Rechtsanwalt Medizinrecht Leipzig

Honorarkräfte im Krankenhaus sind regelmäßig sozialversicherungspflichtig

Urteile des Bundessozialgerichts (BSG) vom 04.06.2019 – B 12 R 11/18 R (Ärzte) und vom 07.06.2019 – B 12 R 6/18 R (Pflegekräfte)

Ärzte und Pflegekräfte, die als Honorarkräfte in einem Krankenhaus tätig sind, sind in dieser Tätigkeit regelmäßig nicht als Selbständige, sondern als sozialversicherungspflichtige Beschäftigte des Krankenhauses anzusehen.

Die Entscheidungen

Das Bundessozialgericht hat Anfang Juni dieses Jahres mehrere Verfahren entschieden, denen jeweils ein vergleichbarer Sachverhalt zugrunde lag. Die Ärzte, um die es in den Verfahren ging, erbrachten allgemeine Krankenhausleistungen ohne beim Krankenhaus in einem festen, und damit sozialversicherungspflichtigen Beschäftigungsverhältnis zu stehen. Die Entscheidungen zu den Pflegekräften ergingen zwar nicht in Fällen, bei denen die Pflegekräfte in Krankenhäusern, sondern in Pflegeeinrichtungen tätig waren, die Ergebnisse lassen sich jedoch auch auf Krankenhäuser übertragen. Anstelle eines Arbeitslohns erhielten die Ärzte und Pflegekräfte ein frei ausgehandeltes Honorar. Zahlungen an die Sozialversicherung erfolgten grundsätzlich nicht. Ausweislich der bisher allein vorliegenden Presseerklärungen kam das Bundessozialgericht in sämtlichen Entscheidungen zu der Einschätzung, dass die Betroffenen weisungsgebunden bzw. in eine Arbeitsorganisation eingegliedert waren. Der Umstand, dass Ärzte aufgrund ihrer berufsrechtlichen Situation keine Weisungen von Nichtärzten, und damit auch keine Weisungen des Krankenhausträgers in Bezug auf ihre eigentliche ärztliche Tätigkeit annehmen dürfen (§ 2 Abs. 4 MBO), führt aus Sicht des Bundesarbeitsgerichts zu keinem anderen Ergebnis. Aufgrund des hohen Organisationsgrades in Krankenhäusern und Pflegeeinrichtungen ist damit regelhaft von einer Eingliederung in die Arbeitsorganisation auszugehen (Dienstpläne, Teamarbeit). Freiräume für unternehmerische Entscheidungsspielräume, die für eine Selbständigkeit sprechen, sind aus Sicht des BSG bei einer Tätigkeit in diesen Einrichtungen regelmäßig nicht gegeben ist. Explizit weist das BSG darauf hin, dass ein etwaiger Fachkräftemangel im Gesundheitswesen keinen Einfluss auf die Frage hat, ob Sozialversicherungspflicht besteht.

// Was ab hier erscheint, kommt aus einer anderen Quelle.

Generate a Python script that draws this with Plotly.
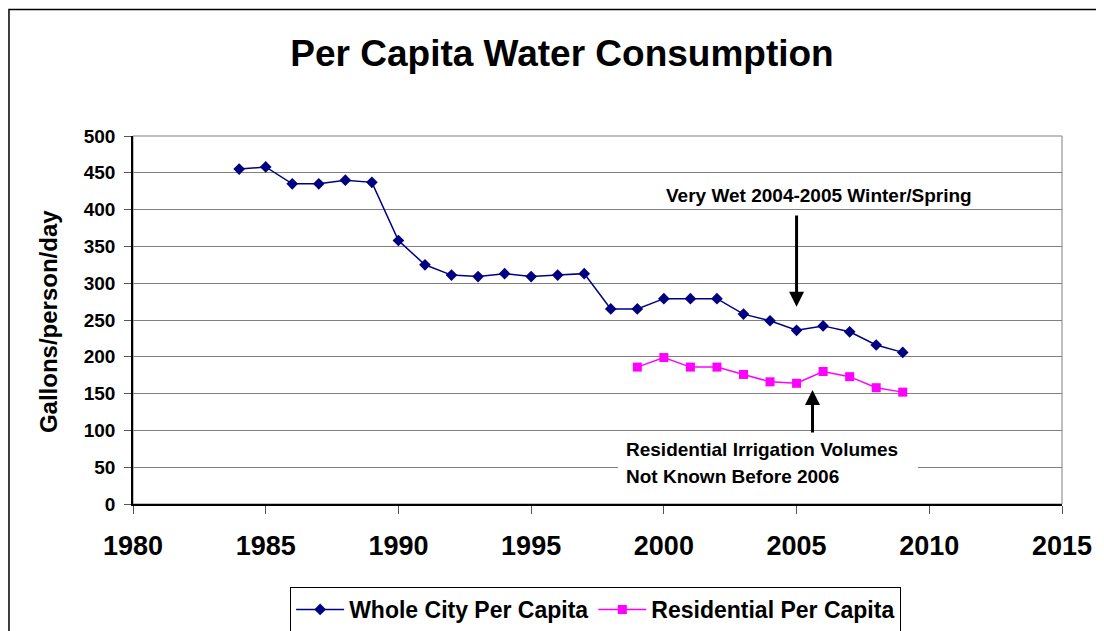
import plotly.graph_objects as go

# === data
years_city = list(range(1984, 2010))
city_per_capita = [455, 458, 435, 435, 440, 437, 358, 325, 311, 309, 313, 309, 311,
                   313, 265, 265, 279, 279, 279, 258, 249, 236, 242, 234, 216, 206]

years_res = list(range(1999, 2010))
res_per_capita = [186, 199, 186, 186, 176, 166, 164, 180, 173, 158, 152]

x_ticks = [1980, 1985, 1990, 1995, 2000, 2005, 2010, 2015]
y_ticks = list(range(0, 501, 50))

FONT = "Arial, Liberation Sans, sans-serif"

fig = go.Figure([
    go.Scatter(
        x=years_city, y=city_per_capita, mode="lines+markers",
        name="Whole City Per Capita",
        line=dict(color="#000080", width=1.5),
        marker=dict(symbol="diamond", size=9, color="#000080"),
    ),
    go.Scatter(
        x=years_res, y=res_per_capita, mode="lines+markers",
        name="Residential Per Capita",
        line=dict(color="#FF00FF", width=1.5),
        marker=dict(symbol="square", size=9, color="#FF00FF"),
    ),
])

# plot-area frame (gray) and the outer chart border
fig.add_shape(type="rect", xref="paper", yref="paper", x0=0, x1=1, y0=0, y1=1,
              line=dict(color="#808080", width=1), layer="below")
fig.add_shape(type="rect", xref="paper", yref="paper", x0=-0.1335, x1=1.2,
              y0=-0.5, y1=1.3438, line=dict(color="black", width=1.5), layer="below")

# white box behind the residential note
fig.add_shape(type="rect", xref="x", yref="y", x0=1998.27, x1=2009.57, y0=20, y1=86,
              fillcolor="white", line=dict(width=0), layer="above")

note_font = dict(family=FONT, size=19, color="black", weight="bold")
fig.add_annotation(x=2005.85, y=418.7, xref="x", yref="y", text="Very Wet 2004-2005 Winter/Spring",
                   showarrow=False, font=note_font)
fig.add_annotation(x=2005, y=268, ax=2005, ay=394, xref="x", yref="y", axref="x", ayref="y",
                   text="", showarrow=True, arrowhead=2, arrowsize=1, arrowwidth=3, arrowcolor="black")
fig.add_annotation(x=1998.5, y=74, xref="x", yref="y", text="Residential Irrigation Volumes",
                   showarrow=False, xanchor="left", font=note_font)
fig.add_annotation(x=1998.5, y=37.5, xref="x", yref="y", text="Not Known Before 2006",
                   showarrow=False, xanchor="left", font=note_font)
fig.add_annotation(x=2005.6, y=155, ax=2005.6, ay=95, xref="x", yref="y", axref="x", ayref="y",
                   text="", showarrow=True, arrowhead=2, arrowsize=1, arrowwidth=3, arrowcolor="black")

# y title placed by hand, like the original
fig.add_annotation(x=-0.0915, y=0.497, xref="paper", yref="paper", text="Gallons/person/day",
                   textangle=-90, showarrow=False, xanchor="center", yanchor="middle",
                   font=dict(family=FONT, size=24, color="black", weight="bold"))

fig.update_layout(
    width=1096, height=623,
    margin=dict(l=125, r=42, t=128, b=127, autoexpand=False),
    paper_bgcolor="white", plot_bgcolor="white",
    font=dict(family=FONT, color="black"),
    title=dict(text="Per Capita Water Consumption", x=0.5055, xanchor="center",
               y=0.928, yanchor="middle", yref="container",
               font=dict(family=FONT, size=37, color="black", weight="bold")),
    xaxis=dict(range=[1980, 2015], tickvals=x_ticks, showgrid=False, zeroline=False,
               showline=True, linecolor="black", linewidth=1.5,
               ticks="outside", ticklen=8, tickcolor="#555", tickwidth=1,
               ticklabelstandoff=9,
               tickfont=dict(family=FONT, size=27, color="black", weight="bold")),
    yaxis=dict(range=[0, 500], tickvals=y_ticks, showgrid=True, gridcolor="#808080",
               gridwidth=1, zeroline=False, showline=True, linecolor="black", linewidth=1.5,
               ticks="outside", ticklen=7, tickcolor="#555", tickwidth=1,
               ticklabelstandoff=5,
               tickfont=dict(family=FONT, size=19, color="black", weight="bold")),
    legend=dict(orientation="h", x=0.498, xanchor="center", y=-0.2255, yanchor="top",
                bordercolor="black", borderwidth=1, bgcolor="white", itemwidth=48,
                font=dict(family=FONT, size=23, color="black", weight="bold")),
)

fig.write_html("out.html")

Verbleibende Möglichkeiten für selbständige Honorartätigkeit

Eine Honorartätigkeit kann daher nur in sehr eng begrenzten Ausnahmefällen angenommen werden. Nicht entschieden hat das Bundessozialgericht zum Beispiel den Fall des Honorarkooperationsarztes, bei dem ein in eigener Praxis niedergelassener Arzt neben dieser Tätigkeit auf Basis eines Kooperationsvertrages stationäre Leistungen im Krankenhaus gegen Honorar erbringt (zum Beispiel als Operateur mit besonderen Fähigkeiten, die die angestellten Krankenhausärzte nicht bieten).

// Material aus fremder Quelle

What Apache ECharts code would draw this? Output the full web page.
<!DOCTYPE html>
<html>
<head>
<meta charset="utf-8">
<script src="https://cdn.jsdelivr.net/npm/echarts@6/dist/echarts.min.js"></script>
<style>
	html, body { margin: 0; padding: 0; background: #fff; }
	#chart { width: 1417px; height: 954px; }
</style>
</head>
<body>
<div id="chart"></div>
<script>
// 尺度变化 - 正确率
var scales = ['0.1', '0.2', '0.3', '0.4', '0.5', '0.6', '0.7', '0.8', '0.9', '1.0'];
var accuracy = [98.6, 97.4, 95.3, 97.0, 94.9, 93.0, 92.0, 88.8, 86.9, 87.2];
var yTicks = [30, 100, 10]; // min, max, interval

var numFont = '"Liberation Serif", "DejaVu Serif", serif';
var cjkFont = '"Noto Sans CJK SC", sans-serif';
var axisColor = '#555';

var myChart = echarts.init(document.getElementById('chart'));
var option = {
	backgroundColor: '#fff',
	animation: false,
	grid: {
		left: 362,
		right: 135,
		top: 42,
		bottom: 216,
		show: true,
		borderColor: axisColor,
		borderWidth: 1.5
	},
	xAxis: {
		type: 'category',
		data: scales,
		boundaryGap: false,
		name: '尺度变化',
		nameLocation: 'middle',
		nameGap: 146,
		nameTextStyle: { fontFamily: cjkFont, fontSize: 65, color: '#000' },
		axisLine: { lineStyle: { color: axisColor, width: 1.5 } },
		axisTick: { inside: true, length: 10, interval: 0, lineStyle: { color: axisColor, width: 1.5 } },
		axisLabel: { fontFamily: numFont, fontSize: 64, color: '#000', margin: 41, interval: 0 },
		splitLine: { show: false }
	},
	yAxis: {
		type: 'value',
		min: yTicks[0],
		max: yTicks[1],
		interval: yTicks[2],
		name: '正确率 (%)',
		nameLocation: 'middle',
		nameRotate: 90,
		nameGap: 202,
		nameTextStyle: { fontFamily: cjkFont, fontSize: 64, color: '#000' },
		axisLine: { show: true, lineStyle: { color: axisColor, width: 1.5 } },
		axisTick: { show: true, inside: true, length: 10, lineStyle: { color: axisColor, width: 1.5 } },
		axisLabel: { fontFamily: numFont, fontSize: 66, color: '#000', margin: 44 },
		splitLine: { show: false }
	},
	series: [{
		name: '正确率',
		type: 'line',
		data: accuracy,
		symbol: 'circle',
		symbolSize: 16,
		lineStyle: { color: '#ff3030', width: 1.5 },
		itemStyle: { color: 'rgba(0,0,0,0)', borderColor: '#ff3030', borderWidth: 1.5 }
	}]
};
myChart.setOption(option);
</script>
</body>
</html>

Situation bei Klinischen Perfusionisten Kardiotechnik

Für Klinische Perfusionisten Kardiotechnik kann aufgrund der regelhaft gegebenen hohen Organisationsdichte in Ihrem Tätigkeitsfeld und der Notwendigkeit mit anderen angestellten Mitarbeiter des Krankenhauses in enger Absprache zusammenzuarbeiten, bereits auf Basis der bisher vorliegenden Pressemitteilungen davon ausgegangen werden, dass eine Honorartätigkeit als Selbstständige in einem Krankenhaus ausgeschlossen ist. Ob zukünftig andere Kooperationsmodelle noch zulässig sind, zum Beispiel solche bei denen sich mehrere KPK zu einer Gesellschaft bürgerlichen Rechts zusammenschließen, die sodann als Dienstleister kardiotechnische Dienstleistungen anbietet, kann erst nach Vorliegen der Urteilsgründe geprüft werden. Nicht betroffen von den aktuellen Urteilen sind diejenigen KPK die bereits heute auf Basis eines Leiharbeitsverhältnisses in Krankenhäusern tätig werden ohne dort angestellt zu sein. In diesen Fällen besteht ein sozialversicherungspflichtiges Beschäftigungsverhältnis mit dem Verleiher (Leiharbeitsunternehmen), sodass sich die Frage einer Honorartätigkeit bei dem entleihenden Unternehmen (Krankenhaus) nicht stellt.